2. This complex problematique was explored in its major facets, comprising constellations of specific questions and issues, through five plenary sessions, focusing successively on Science and Technology as Formative Factors of Contemporary Civilization; Technology Generation and Transfer - Transformation Alternatives; Biology, Medicine, and the Future of Mankind; The Control of Space and Power; and From Intellectual Dependence to Creativity. The expositions, discussions, debates, interrogations, illustrative concretizations, insightful suggestions, reflections and observations - all the diverse forms of cognitive, exploratory activities that were triggered off by the earnest engagement of leading minds from the major cultural, socio-political zones of the globe - eventually took identifiable flow-patterns: mutually complementary, occasionally converging, often ranged in debate-prone tendencies, sometimes in polar opposition, reflecting the real contradictions and divisions of our real-life situations. But, on balance, as the dialogue built up, gathered material and dynamism in its movement from the plenary session to the dialectical stage of in-depth reflections in the working sessions, it was impossible to escape the feeling of a general focusing slowly taking shape, of a broad convergence gradually unfolding as insights and thoughts started falling into place; of an overall deepening, extending, of our understanding; of the centrality of certain issues; and of the awareness that what had actually happened was a cognitive transformation that had overtaken us all!
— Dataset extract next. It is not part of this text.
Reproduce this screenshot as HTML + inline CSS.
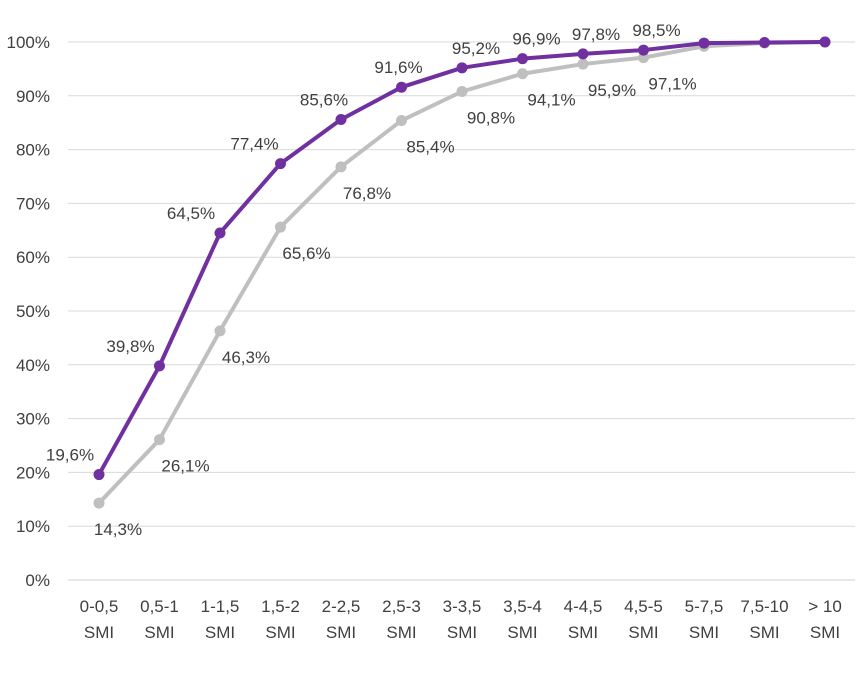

3. As concluding reflections on the problematique, it must be advisable to take note of those areas where, relatively speaking, the shared insights and cognitive convergence appeared to be pronounced. Science, in its totality of domains - natural, human-social, cultural/civilizational - and technology were everywhere firmly and deeply embodied in the socio-political structures which determined their dominating/ liberating functions. Their hidden social relations and hidden power-base, therefore, needed total transformation, if these resources were to be converted into a massive cultural/civilizational force for re-forming the greater part of the human societies into a more humane, democratic, just, and egalitarian future. The cultural question, then, was how to disseminate scientific insights to the people at large; how to integrate the dissociated sectors of science/technology with the foundational sectors of political social policy formation and decision making; how to strengthen complementarities across differentiated orientations; how to identify and strengthen solidarity among humane, transforming, progressive sectors of humanity distributed across the existing divisions of socio-political boundaries; how to sharpen focus on the gearbox of changing, challenging priorities; how to cope with the ever-increasing pressures which hegemonistic, dominating centres were busy releasing at an exponential pace; how to mobilize and organize the vast, latent reserves of endogenous creativity of the vast majority of mankind for initiating, sustaining, and completing the transformations that are overdue, that admit of no procrastination, divergence, or masking. In this realm of confluence, where reflective activity suggested urgent action, we note the final thrust of the seminar deliberations.